*What is required*
Read the lines that follow and tally those with the word "chart"; give the number and nothing else.
[start of Available data]
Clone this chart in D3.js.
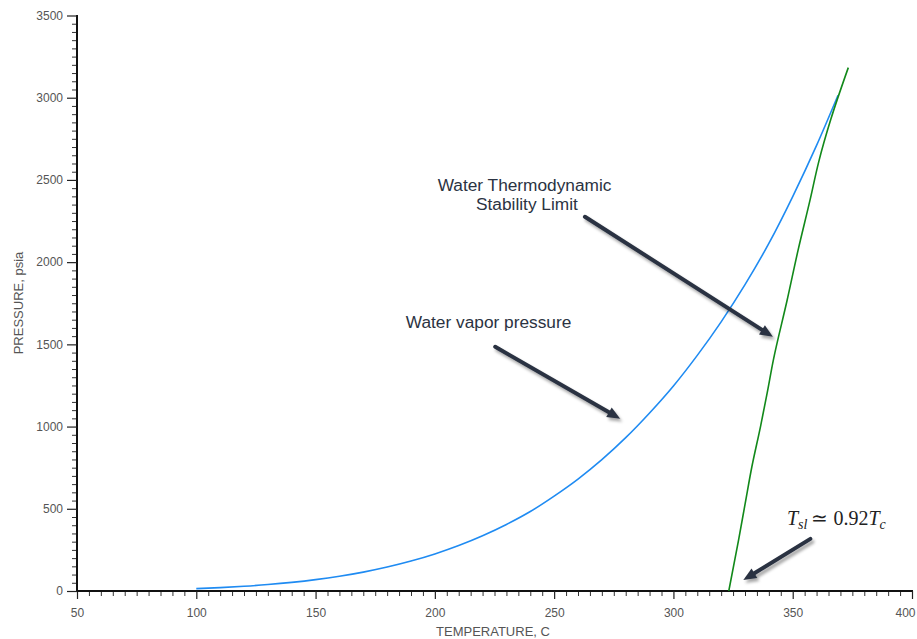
<!DOCTYPE html>
<html><head><meta charset="utf-8">
<script src="https://cdn.jsdelivr.net/npm/d3@7"></script>
<style>
body{margin:0;background:#fff;}
svg{display:block;}
</style></head>
<body>
<svg id="chart" width="917" height="639"></svg>
<script>
// ---- data ----
const xMajorTicks = [50,100,150,200,250,300,350,400];
const yMajorTicks = [0,500,1000,1500,2000,2500,3000,3500];
const vaporT = [100,110,120,130,140,150,160,170,180,190,200,210,220,230,240,250,260,270,280,290,300,310,320,330,340,350,360,369];
const vaporP = [14.7,20.8,28.8,39.2,52.4,69.0,89.6,114.9,145.6,182.1,225.5,276.5,336.0,404.6,483.3,577.0,680.6,798.7,932.4,1082.7,1247,1433,1637,1863,2114,2399,2710,3015];
const limitT = [323.2,327.3,330.1,332.9,336.5,339.3,341.9,347.7,352.3,357.3,360.9,366.0,373.3];
const limitP = [0,310,534,757,1000,1205,1406,1771,2076,2380,2610,2870,3183];
const labelVapor = "Water vapor pressure";
const labelLimit = ["Water Thermodynamic","Stability Limit"];
const xTitle = "TEMPERATURE, C";
const yTitle = "PRESSURE, psia";
// annotation arrows in data coordinates [T0,P0,T1,P1]
const arrowVapor = [225.3,1485,277.7,1047];
const arrowLimit = [262.9,2276,341.7,1546];
const arrowTsl = [357.4,317,329.3,67];

// ---- drawing ----
const svg = d3.select("#chart");
const x = d3.scaleLinear().domain([50,400]).range([77,912]);
const y = d3.scaleLinear().domain([0,3500]).range([591,15.5]);

const defs = svg.append("defs");
const f = defs.append("filter").attr("id","shadow").attr("x","-20%").attr("y","-20%").attr("width","140%").attr("height","140%");
f.append("feDropShadow").attr("dx",2).attr("dy",3).attr("stdDeviation",1.8).attr("flood-color","#000").attr("flood-opacity",0.35);

// minor ticks
const xMinor = d3.range(50,401,5).filter(v=>v%50!==0);
const yMinor = d3.range(0,3501,50).filter(v=>v%500!==0);

const gx = svg.append("g").attr("transform","translate(0,591)");
gx.call(d3.axisBottom(x).tickValues(xMinor).tickSize(5).tickFormat(""));
gx.select(".domain").remove();
gx.selectAll("line").attr("stroke","#333");
const gxM = svg.append("g").attr("transform","translate(0,591)");
gxM.call(d3.axisBottom(x).tickValues(xMajorTicks).tickSize(8).tickPadding(9).tickFormat(d3.format("d")));
gxM.select(".domain").attr("stroke","#111").attr("stroke-width",2).attr("d","M77,0H913");
gxM.selectAll("line").attr("stroke","#222").attr("stroke-width",1.2);
gxM.selectAll("text").attr("fill","#555").attr("font-size","12px").attr("font-family","Liberation Sans, Arial, sans-serif");
// keep the last label inside the window
gxM.selectAll(".tick").filter(d=>d===400).select("text").attr("text-anchor","end").attr("x",3);

const gy = svg.append("g").attr("transform","translate(77,0)");
gy.call(d3.axisLeft(y).tickValues(yMinor).tickSize(5).tickFormat(""));
gy.select(".domain").remove();
gy.selectAll("line").attr("stroke","#333");
const gyM = svg.append("g").attr("transform","translate(77,0)");
gyM.call(d3.axisLeft(y).tickValues(yMajorTicks).tickSize(10).tickPadding(4).tickFormat(d3.format("d")));
gyM.select(".domain").attr("stroke","#111").attr("stroke-width",2).attr("d","M0,15H0V592");
gyM.selectAll("line").attr("stroke","#222").attr("stroke-width",1.2);
gyM.selectAll("text").attr("fill","#555").attr("font-size","12px").attr("font-family","Liberation Sans, Arial, sans-serif");

// axis titles
svg.append("text").attr("x",493).attr("y",636).attr("text-anchor","middle")
  .attr("font-family","Liberation Sans, Arial, sans-serif").attr("font-size","13px").attr("fill","#555").text(xTitle);
svg.append("text").attr("transform","translate(23,303) rotate(-90)").attr("text-anchor","middle")
  .attr("font-family","Liberation Sans, Arial, sans-serif").attr("font-size","13px").attr("fill","#555").text(yTitle);

// curves
const vapor = vaporT.map((t,i)=>[t,vaporP[i]]);
const limit = limitT.map((t,i)=>[t,limitP[i]]);
svg.append("path").datum(vapor)
  .attr("d", d3.line().x(d=>x(d[0])).y(d=>y(d[1])).curve(d3.curveMonotoneX))
  .attr("fill","none").attr("stroke","#1f8bf2").attr("stroke-width",1.6);
svg.append("path").datum(limit)
  .attr("d", d3.line().x(d=>x(d[0])).y(d=>y(d[1])).curve(d3.curveMonotoneY))
  .attr("fill","none").attr("stroke","#12891a").attr("stroke-width",1.6);

// arrows
function arrow(a){
  const x0=x(a[0]), y0=y(a[1]), x1=x(a[2]), y1=y(a[3]);
  const dx=x1-x0, dy=y1-y0, L=Math.hypot(dx,dy), ux=dx/L, uy=dy/L;
  const hl=13, hw=5.5;
  const bx=x1-ux*hl, by=y1-uy*hl;
  const g = svg.append("g").attr("filter","url(#shadow)");
  g.append("line").attr("x1",x0).attr("y1",y0).attr("x2",bx+ux*2).attr("y2",by+uy*2)
    .attr("stroke","#2b3342").attr("stroke-width",4).attr("stroke-linecap","round");
  g.append("path").attr("d",`M${x1},${y1}L${bx-uy*hw},${by+ux*hw}L${bx+uy*hw},${by-ux*hw}Z`)
    .attr("fill","#2b3342");
}
arrow(arrowVapor); arrow(arrowLimit); arrow(arrowTsl);

// labels
const lab = svg.append("g").attr("font-family","Liberation Sans, Arial, sans-serif").attr("font-size","17.3px").attr("fill","#2b3342").attr("text-anchor","middle");
lab.append("text").attr("x",x(222.5)).attr("y",y(1600)).text(labelVapor);
lab.append("text").attr("x",x(237.6)).attr("y",y(2430)).text(labelLimit[0]);
lab.append("text").attr("x",x(238.6)).attr("y",y(2320)).text(labelLimit[1]);

// formula
const fm = svg.append("text").attr("x",x(347.6)).attr("y",y(400))
  .attr("font-family","Liberation Serif, Times New Roman, serif").attr("font-size","20px").attr("fill","#222");
fm.append("tspan").attr("font-style","italic").text("T");
fm.append("tspan").attr("font-style","italic").attr("font-size","14px").attr("dy",4).text("sl");
fm.append("tspan").attr("dy",-4).attr("dx",4).text("≃ 0.92");
fm.append("tspan").attr("font-style","italic").text("T");
fm.append("tspan").attr("font-style","italic").attr("font-size","14px").attr("dy",4).text("c");
</script>
</body></html>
[end of Available data]
*Full solution*
3